Ex Steely Dan guitarist, Elliot Randall's set in Reds was lacklustre, the only highlight being Reeling in the Years. His disappointing and mediocre set failed to hit the highs fans had hoped for and had many hopping over to center stage to catch prog legends and festival staples Focus. Characteristically bonkers and brilliant in equal measure Van Leer and co can always be trusted to deliver the goods as they take us through their hits Sylvia, Hocus Pocus and even treating us to material from their latest record.
FM made a welcome return to GOR after playing last year. Concentrating on their meaty back catalogue, they offered an enjoyable, inoffensive power rock – no wonder they have become GOR staples.
Carl Palmer's monster set in Reds was one of the best of the entire weekend – and even the sound held up. If his rendition of King Crimsons 21st Century Schizoid Man didn't wow you, then his drum solo would leave you aghast and he didn't even have to take off his shirt. Palmer is a showman on the kit, but he's also a master of technique and precision and watching him up close, and personal should leave you in no doubt why he is the best drummer alive.

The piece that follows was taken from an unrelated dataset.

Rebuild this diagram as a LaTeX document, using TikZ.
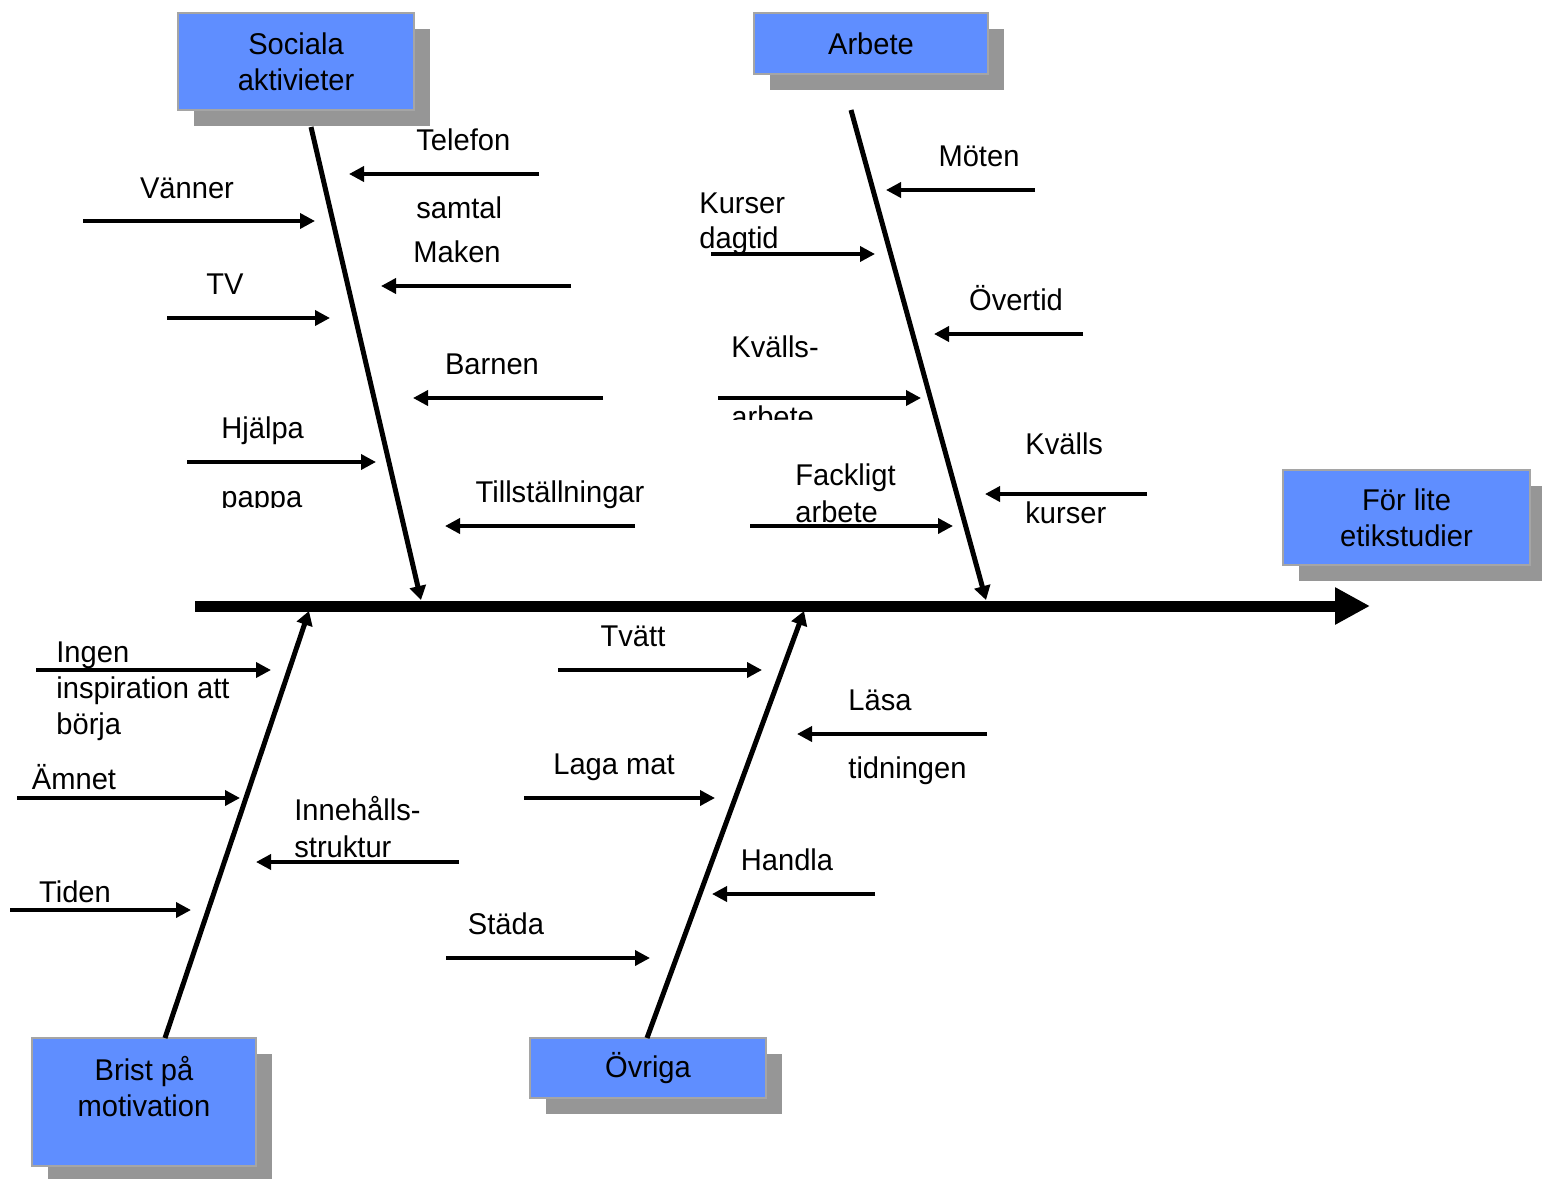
\documentclass[tikz,border=0pt]{standalone}
\usepackage{fontspec}
\setmainfont[FakeStretch=0.97]{Liberation Sans}
\usetikzlibrary{arrows.meta,shadows}
\definecolor{causeB}{RGB}{95,142,255}
\definecolor{causeG}{RGB}{150,150,150}
\definecolor{edgeG}{RGB}{165,165,165}

\begin{document}
\begin{tikzpicture}[x=0.5pt,y=-0.5pt,font=\fontsize{15}{18}\selectfont,
  cause/.style={draw=edgeG,line width=0.8pt,fill=causeB,align=center,inner sep=0pt,
    drop shadow={shadow xshift=8pt,shadow yshift=-8pt,fill=causeG,opacity=1}},
  bone/.style={line width=2.5pt,-{Triangle[length=7pt,width=8pt]}},
  rib/.style={line width=1.8pt,-{Triangle[length=7.5pt,width=7.5pt]}},
  lbl/.style={inner sep=0pt,anchor=base},
  lblw/.style={inner sep=0pt,anchor=base west}]
\useasboundingbox (0,0) rectangle (1542,1178);
% the effect and the spine
\node[cause,minimum width=123.5pt,minimum height=47.5pt] (effect) at (1406.5,517.5) {För lite\\etikstudier};
\coordinate (spS) at (195,606);
\coordinate (spE) at (1370,606);
\draw[line width=5.5pt,-{Triangle[length=17.5pt,width=17.5pt]}] (spS) -- (spE);
% the four causes
\node[cause,minimum width=118pt,minimum height=48.5pt] (social) at (296,61.5) {Sociala\\aktivieter};
\node[cause,minimum width=117pt,minimum height=30.5pt] (work) at (871,43.5) {Arbete};
\node[cause,minimum width=112pt,minimum height=64pt,text depth=16pt] (motiv) at (144,1102) {Brist på\\motivation};
\node[cause,minimum width=118pt,minimum height=30pt] (other) at (648,1068) {Övriga};
% bones
\coordinate (socS) at (311,127);  \coordinate (socE) at (421,600);
\coordinate (wrkS) at (851,110);  \coordinate (wrkE) at (986,600);
\coordinate (motS) at (165,1038); \coordinate (motE) at (309,611);
\coordinate (othS) at (647,1038); \coordinate (othE) at (804,611);
\draw[bone] (socS) -- (socE);
\draw[bone] (wrkS) -- (wrkE);
\draw[bone] (motS) -- (motE);
\draw[bone] (othS) -- (othE);
% ribs: name/start x/end x/y
\foreach \nm/\xa/\xb/\yy in {tel/539/349/174, van/83/315/221, mak/571/381/286, tv/167/330/318,
    bar/603/413/398, hja/187/376/462, til/635/445/526,
    mot/1035/886/190, kur/711/875/254, ove/1083/934/334, kva/718/921/398,
    kvk/1147/985/494, fac/750/953/526,
    ing/36/271/670, amn/17/240/798, inn/459/256/862, tid/10/191/910,
    tva/558/762/670, las/987/797/734, lag/524/715/798, han/875/712/894, sta/446/650/958}{
  \coordinate (\nm S) at (\xa,\yy);
  \coordinate (\nm E) at (\xb,\yy);
  \draw[rib] (\nm S) -- (\nm E);
}
% labels, social activities
\node[lblw] (tTel1) at (416,150) {Telefon};
\node[lblw] (tTel2) at (416,218) {samtal};
\node[lbl] (tVan) at (187,198) {Vänner};
\node[lbl] (tMak) at (457,262) {Maken};
\node[lbl] (tTv) at (225,294) {TV};
\node[lbl] (tBar) at (492,374) {Barnen};
\node[lblw] (tHja1) at (221,438) {Hjälpa};
\begin{scope}
\clip (150,470) rectangle (360,507);
\node[lblw] (tHja2) at (221,507) {pappa};
\end{scope}
\node[lbl] (tTil) at (560,502) {Tillställningar};
% labels, work
\node[lbl] (tMot) at (979,166) {Möten};
\node[lblw] (tKur1) at (699,213) {Kurser};
\node[lblw] (tKur2) at (699,248) {dagtid};
\node[lbl] (tOve) at (1016,310) {Övertid};
\node[lblw] (tKva1) at (731,357) {Kvälls-};
\begin{scope}
\clip (700,390) rectangle (900,419);
\node[lblw] (tKva2) at (731,427) {arbete};
\end{scope}
\node[lblw] (tKvk1) at (1025,454) {Kvälls};
\node[lblw] (tKvk2) at (1025,523) {kurser};
\node[lblw] (tFac1) at (795,485) {Fackligt};
\node[lblw] (tFac2) at (795,522) {arbete};
% labels, motivation
\node[lblw] (tIng1) at (56,662) {Ingen};
\node[lblw] (tIng2) at (56,698) {inspiration att};
\node[lblw] (tIng3) at (56,734) {börja};
\node[lbl] (tAmn) at (74,789) {Ämnet};
\node[lblw] (tInn1) at (294,820) {Innehålls-};
\node[lblw] (tInn2) at (294,857) {struktur};
\node[lbl] (tTid) at (75,902) {Tiden};
% labels, other
\node[lbl] (tTva) at (633,646) {Tvätt};
\node[lblw] (tLas1) at (848,710) {Läsa};
\node[lblw] (tLas2) at (848,778) {tidningen};
\node[lbl] (tLag) at (614,774) {Laga mat};
\node[lbl] (tHan) at (787,870) {Handla};
\node[lbl] (tSta) at (506,934) {Städa};
\end{tikzpicture}
\end{document}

Paul Manzi returned on Sunday in full Cats in Space mode. The power rock band
morphed their influences from glam rock, 10CC, ELO and Queen, into a modern sonic sound. Their riff-heavy tunes, crazy, self-reflexive lyrics and irresistible harmonies have made them gather popularity since their debut in 2015 with Mr Heartache, Thunder In The Night and Five Minute Celebrity showcasing reasons for their ever-increasing fanbase.
Headliners Skid Row stopped off at the coastal resort on the last leg of their UK tour. New singer ZP Theart has been embraced by the band and fans since joining in 2016. His proficiency with the classic material such as 18 and Life and Monkey Business makes the band's resurgence and the promise of a new album a very welcome return to form.
Bad Touch round the weekend off with some impressive flourishes of blues rock. Despite his very different vocal style, frontman Stevie Westwood's modelling on Robert Plant is apparent in stage persona, dress, and looks, but an incendiary cover of Whole Lotta Love cements his homage to Led Zep and ends GOR on a high.
There's also a dedicated 'Introducing' stage to chart rock's new voices. Sons of Liberty and Radio 2 rock show faves Hollowstar being popular choices. Luke Doherty Band, Acts of Vengeance and Haxan – the only female musos at the festival, are all new talents that are worth giving some support too.
Despite a few grumblings about timing slots, too many 'covers' bands and inconsistent sound, Butlin's do a great job of putting on an indoor festival. Accommodation, security and food are top notch, and it's one of the most welcoming and friendly atmospheres, with a good-natured bunch of rock fans all there to have a good time. Like larger festivals, they also manage to have a right balance of old and new artists to appeal to a variety of musical tastes.
So as Monday rolls in and we depart from Minehead and head back home preparing to hibernate from the Beast from the East until the summer festival season starts, rock fans can rest assured that come next January, Butlin's has your winter rock withdrawal covered.